**Dataset extract:**
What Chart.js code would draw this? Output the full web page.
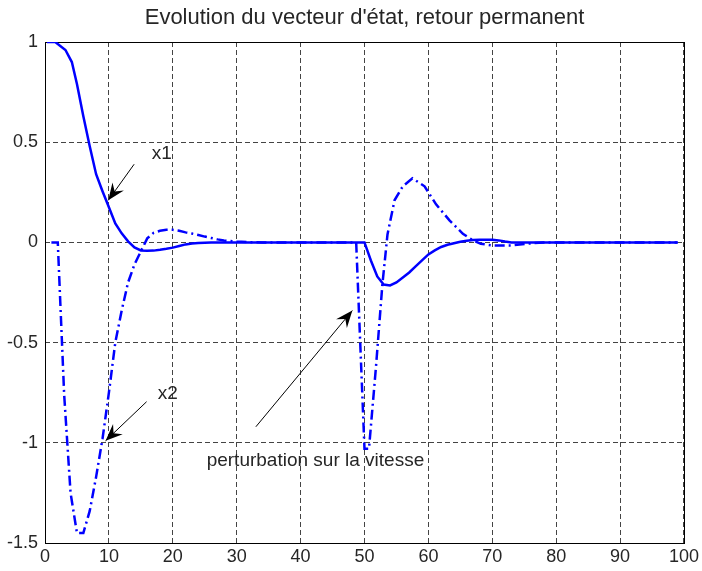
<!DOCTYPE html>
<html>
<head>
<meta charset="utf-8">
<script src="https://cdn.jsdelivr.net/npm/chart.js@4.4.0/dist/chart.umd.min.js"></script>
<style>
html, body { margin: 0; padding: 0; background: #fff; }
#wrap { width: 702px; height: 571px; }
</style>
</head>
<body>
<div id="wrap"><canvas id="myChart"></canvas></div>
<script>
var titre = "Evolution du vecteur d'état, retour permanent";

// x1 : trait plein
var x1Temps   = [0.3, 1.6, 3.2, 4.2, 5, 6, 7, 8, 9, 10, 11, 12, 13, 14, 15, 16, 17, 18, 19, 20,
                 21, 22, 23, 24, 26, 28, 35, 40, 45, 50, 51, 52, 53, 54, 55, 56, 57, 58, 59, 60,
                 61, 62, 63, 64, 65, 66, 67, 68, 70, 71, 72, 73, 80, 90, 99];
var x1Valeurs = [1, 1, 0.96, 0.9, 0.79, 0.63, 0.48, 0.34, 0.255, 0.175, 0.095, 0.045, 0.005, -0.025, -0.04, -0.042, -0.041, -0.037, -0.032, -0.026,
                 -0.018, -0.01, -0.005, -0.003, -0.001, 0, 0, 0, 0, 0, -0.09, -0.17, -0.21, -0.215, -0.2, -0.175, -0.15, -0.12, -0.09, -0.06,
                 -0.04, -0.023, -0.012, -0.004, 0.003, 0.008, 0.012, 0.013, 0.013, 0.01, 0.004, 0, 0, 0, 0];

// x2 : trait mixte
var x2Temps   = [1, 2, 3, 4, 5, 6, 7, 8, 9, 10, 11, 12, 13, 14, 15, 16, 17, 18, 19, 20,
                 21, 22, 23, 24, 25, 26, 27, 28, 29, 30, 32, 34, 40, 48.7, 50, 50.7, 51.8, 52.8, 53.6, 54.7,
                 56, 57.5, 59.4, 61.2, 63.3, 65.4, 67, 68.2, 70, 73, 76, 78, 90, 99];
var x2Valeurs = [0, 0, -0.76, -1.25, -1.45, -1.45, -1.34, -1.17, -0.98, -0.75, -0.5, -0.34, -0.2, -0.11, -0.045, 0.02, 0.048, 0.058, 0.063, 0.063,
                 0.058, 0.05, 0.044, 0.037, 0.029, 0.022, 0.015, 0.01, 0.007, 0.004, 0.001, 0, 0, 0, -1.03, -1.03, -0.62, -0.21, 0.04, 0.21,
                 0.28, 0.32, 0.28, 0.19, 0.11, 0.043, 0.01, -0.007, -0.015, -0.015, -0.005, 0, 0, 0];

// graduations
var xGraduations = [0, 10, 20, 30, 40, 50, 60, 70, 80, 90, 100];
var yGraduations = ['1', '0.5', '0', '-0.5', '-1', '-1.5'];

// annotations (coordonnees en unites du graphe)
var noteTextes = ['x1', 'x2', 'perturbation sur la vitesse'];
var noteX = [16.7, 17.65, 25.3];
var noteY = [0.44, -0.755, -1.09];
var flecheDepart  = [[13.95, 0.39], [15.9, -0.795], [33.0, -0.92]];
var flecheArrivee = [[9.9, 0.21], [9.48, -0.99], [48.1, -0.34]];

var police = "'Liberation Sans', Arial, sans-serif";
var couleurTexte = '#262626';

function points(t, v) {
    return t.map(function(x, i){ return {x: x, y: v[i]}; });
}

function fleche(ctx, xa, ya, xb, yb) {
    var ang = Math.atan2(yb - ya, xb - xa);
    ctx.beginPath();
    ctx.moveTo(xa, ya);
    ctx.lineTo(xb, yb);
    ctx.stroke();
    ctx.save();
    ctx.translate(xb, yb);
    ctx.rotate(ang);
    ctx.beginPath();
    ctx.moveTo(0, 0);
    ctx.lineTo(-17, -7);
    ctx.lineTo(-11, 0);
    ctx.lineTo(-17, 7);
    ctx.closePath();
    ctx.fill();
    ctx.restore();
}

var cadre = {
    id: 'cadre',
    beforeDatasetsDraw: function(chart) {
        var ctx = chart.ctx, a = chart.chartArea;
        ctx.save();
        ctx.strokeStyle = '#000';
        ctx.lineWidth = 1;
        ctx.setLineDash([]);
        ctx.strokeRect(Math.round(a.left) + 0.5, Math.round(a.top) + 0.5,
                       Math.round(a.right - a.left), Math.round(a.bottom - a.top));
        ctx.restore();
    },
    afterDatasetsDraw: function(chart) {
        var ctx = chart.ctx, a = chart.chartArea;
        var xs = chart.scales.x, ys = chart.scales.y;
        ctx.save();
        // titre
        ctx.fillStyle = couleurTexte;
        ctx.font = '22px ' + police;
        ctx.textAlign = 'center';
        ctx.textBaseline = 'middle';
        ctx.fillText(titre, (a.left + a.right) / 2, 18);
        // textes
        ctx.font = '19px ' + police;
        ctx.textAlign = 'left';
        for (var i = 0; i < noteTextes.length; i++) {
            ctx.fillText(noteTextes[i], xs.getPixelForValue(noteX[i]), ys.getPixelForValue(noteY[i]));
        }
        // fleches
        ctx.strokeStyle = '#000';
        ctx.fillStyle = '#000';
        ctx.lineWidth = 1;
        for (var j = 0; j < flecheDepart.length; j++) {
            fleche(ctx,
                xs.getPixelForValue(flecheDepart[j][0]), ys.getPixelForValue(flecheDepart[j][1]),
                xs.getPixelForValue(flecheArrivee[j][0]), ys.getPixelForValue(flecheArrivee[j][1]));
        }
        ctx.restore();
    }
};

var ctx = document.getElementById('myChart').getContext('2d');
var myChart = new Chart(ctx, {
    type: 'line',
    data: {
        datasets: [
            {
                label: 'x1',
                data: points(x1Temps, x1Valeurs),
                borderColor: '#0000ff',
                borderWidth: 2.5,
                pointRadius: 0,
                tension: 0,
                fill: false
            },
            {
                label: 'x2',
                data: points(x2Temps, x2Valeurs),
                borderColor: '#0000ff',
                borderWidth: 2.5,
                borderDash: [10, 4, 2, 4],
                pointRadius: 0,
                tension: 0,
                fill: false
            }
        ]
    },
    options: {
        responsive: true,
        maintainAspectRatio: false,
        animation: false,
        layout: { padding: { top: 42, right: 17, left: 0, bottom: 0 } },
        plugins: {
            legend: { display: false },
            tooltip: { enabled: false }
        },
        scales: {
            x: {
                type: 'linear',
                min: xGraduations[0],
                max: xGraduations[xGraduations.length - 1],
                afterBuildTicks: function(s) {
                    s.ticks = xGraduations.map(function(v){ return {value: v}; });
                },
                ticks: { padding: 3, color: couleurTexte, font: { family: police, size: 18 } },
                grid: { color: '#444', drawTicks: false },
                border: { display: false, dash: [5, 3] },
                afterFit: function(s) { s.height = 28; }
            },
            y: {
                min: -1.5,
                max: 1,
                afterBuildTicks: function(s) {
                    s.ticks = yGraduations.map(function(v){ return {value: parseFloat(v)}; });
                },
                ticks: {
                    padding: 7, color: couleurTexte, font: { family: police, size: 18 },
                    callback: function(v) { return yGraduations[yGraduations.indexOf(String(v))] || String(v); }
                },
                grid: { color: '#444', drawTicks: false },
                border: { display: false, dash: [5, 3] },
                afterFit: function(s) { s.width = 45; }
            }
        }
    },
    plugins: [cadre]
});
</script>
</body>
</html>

**The task:** Reproduce only the lines from the beginning of the data through the line that contains "var yGraduations = ['1', '0.5', '0', '-0.5', '-1', '-1.5'];", both included, and please drop the pictures.

**Response:**
What Chart.js code would draw this? Output the full web page.
<!DOCTYPE html>
<html>
<head>
<meta charset="utf-8">
<script src="https://cdn.jsdelivr.net/npm/chart.js@4.4.0/dist/chart.umd.min.js"></script>
<style>
html, body { margin: 0; padding: 0; background: #fff; }
#wrap { width: 702px; height: 571px; }
</style>
</head>
<body>
<div id="wrap"><canvas id="myChart"></canvas></div>
<script>
var titre = "Evolution du vecteur d'état, retour permanent";

// x1 : trait plein
var x1Temps   = [0.3, 1.6, 3.2, 4.2, 5, 6, 7, 8, 9, 10, 11, 12, 13, 14, 15, 16, 17, 18, 19, 20,
                 21, 22, 23, 24, 26, 28, 35, 40, 45, 50, 51, 52, 53, 54, 55, 56, 57, 58, 59, 60,
                 61, 62, 63, 64, 65, 66, 67, 68, 70, 71, 72, 73, 80, 90, 99];
var x1Valeurs = [1, 1, 0.96, 0.9, 0.79, 0.63, 0.48, 0.34, 0.255, 0.175, 0.095, 0.045, 0.005, -0.025, -0.04, -0.042, -0.041, -0.037, -0.032, -0.026,
                 -0.018, -0.01, -0.005, -0.003, -0.001, 0, 0, 0, 0, 0, -0.09, -0.17, -0.21, -0.215, -0.2, -0.175, -0.15, -0.12, -0.09, -0.06,
                 -0.04, -0.023, -0.012, -0.004, 0.003, 0.008, 0.012, 0.013, 0.013, 0.01, 0.004, 0, 0, 0, 0];

// x2 : trait mixte
var x2Temps   = [1, 2, 3, 4, 5, 6, 7, 8, 9, 10, 11, 12, 13, 14, 15, 16, 17, 18, 19, 20,
                 21, 22, 23, 24, 25, 26, 27, 28, 29, 30, 32, 34, 40, 48.7, 50, 50.7, 51.8, 52.8, 53.6, 54.7,
                 56, 57.5, 59.4, 61.2, 63.3, 65.4, 67, 68.2, 70, 73, 76, 78, 90, 99];
var x2Valeurs = [0, 0, -0.76, -1.25, -1.45, -1.45, -1.34, -1.17, -0.98, -0.75, -0.5, -0.34, -0.2, -0.11, -0.045, 0.02, 0.048, 0.058, 0.063, 0.063,
                 0.058, 0.05, 0.044, 0.037, 0.029, 0.022, 0.015, 0.01, 0.007, 0.004, 0.001, 0, 0, 0, -1.03, -1.03, -0.62, -0.21, 0.04, 0.21,
                 0.28, 0.32, 0.28, 0.19, 0.11, 0.043, 0.01, -0.007, -0.015, -0.015, -0.005, 0, 0, 0];

// graduations
var xGraduations = [0, 10, 20, 30, 40, 50, 60, 70, 80, 90, 100];
var yGraduations = ['1', '0.5', '0', '-0.5', '-1', '-1.5'];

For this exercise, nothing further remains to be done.